NEW YORK ( TheStreet) -- Whether too high or too low, the Street gets more than its share of criticism for how it prices certain stocks. But when looking at shares of industrial conglomerate Dover (DOV - Get Report), which are up 40% since April, I believe analysts deserve some credit for what I once regarded as misguided optimism.
Given Dover's breadth of end-market exposure, which includes smartphones, commercial refrigerators, gas pumps and so on, I wasn't especially high on the company following its sluggish April quarter. I say "sluggish" here even though I know full well the company posted inline results. But when compared to, say, General Electric (GE), which is equally well-diversified, I've never been impressed with Dover's organic growth. Not to mention, the stock has always been -- in my opinion -- expensive.

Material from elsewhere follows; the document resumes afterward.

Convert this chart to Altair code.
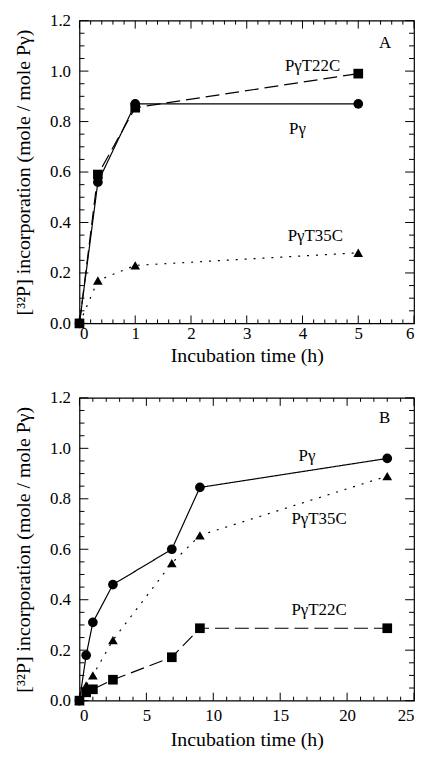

Even so, the company's management -- which, in fairness, has posted solid book-to-bill performance -- always remained optimistic, promising a strong second-half recovery. The Street, meanwhile, having always been in love with the stock, didn't need much convincing. Since the April conference call, shares of Dover, which (then) traded around $67 per share, are now resting near their 52-week high at around $93. While these shares may not be in the bargain bin today, following a strong third quarter $100 per share is a given.

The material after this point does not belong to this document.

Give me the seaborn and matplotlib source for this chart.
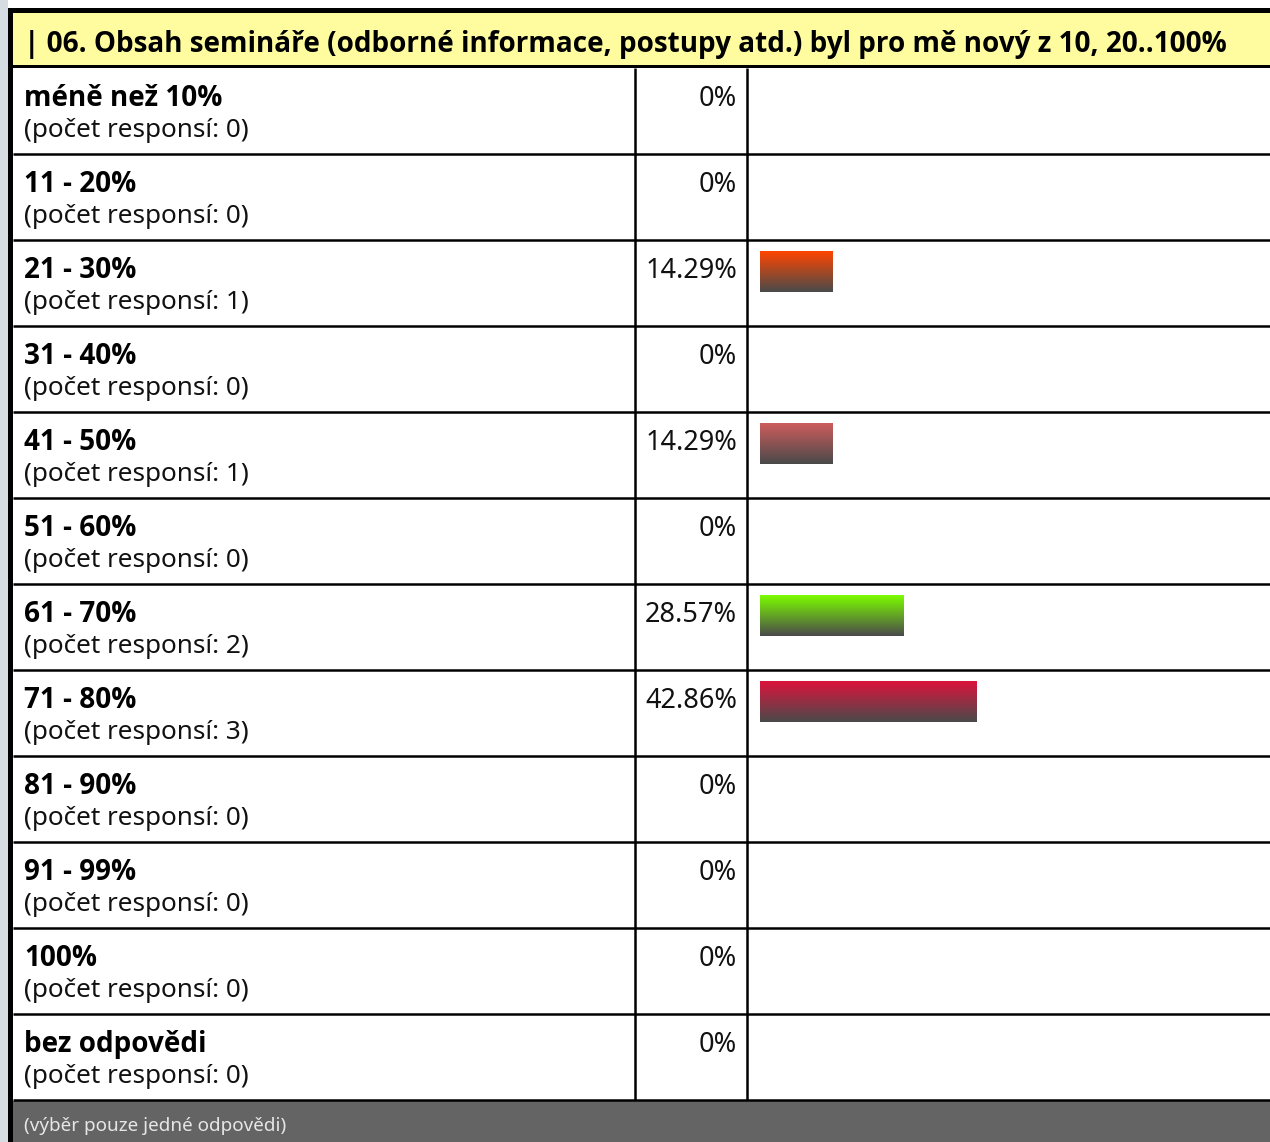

Dover's management, which I have to now regard as highly underrated, had advised investors earlier in the year that it would be the drilling business and improvements in refrigeration that would lead the second-half recovery. With revenue advancing 7% year-over-year to $2.3 billion, management was right on target -- growth was led primarily by drilling and downstream markets within energy business.Refrigeration/food equipment markets were also strong. Given the frequency with which Dover does deals, it was especially encouraging that Dover posted 3% organic growth, which continues to outperformed rivals including Danaher (DHR) and Eaton (ETN). In this sector, there is nothing that analysts love to scrutinize more. Organic growth, which measures a company's operational performance using only internal resources and excluding events like acquisitions, is an important metric used to gauge performances of companies that are so well diversified. It's rare that companies like Dover can enter so many markets without going the merger and acquisitions route.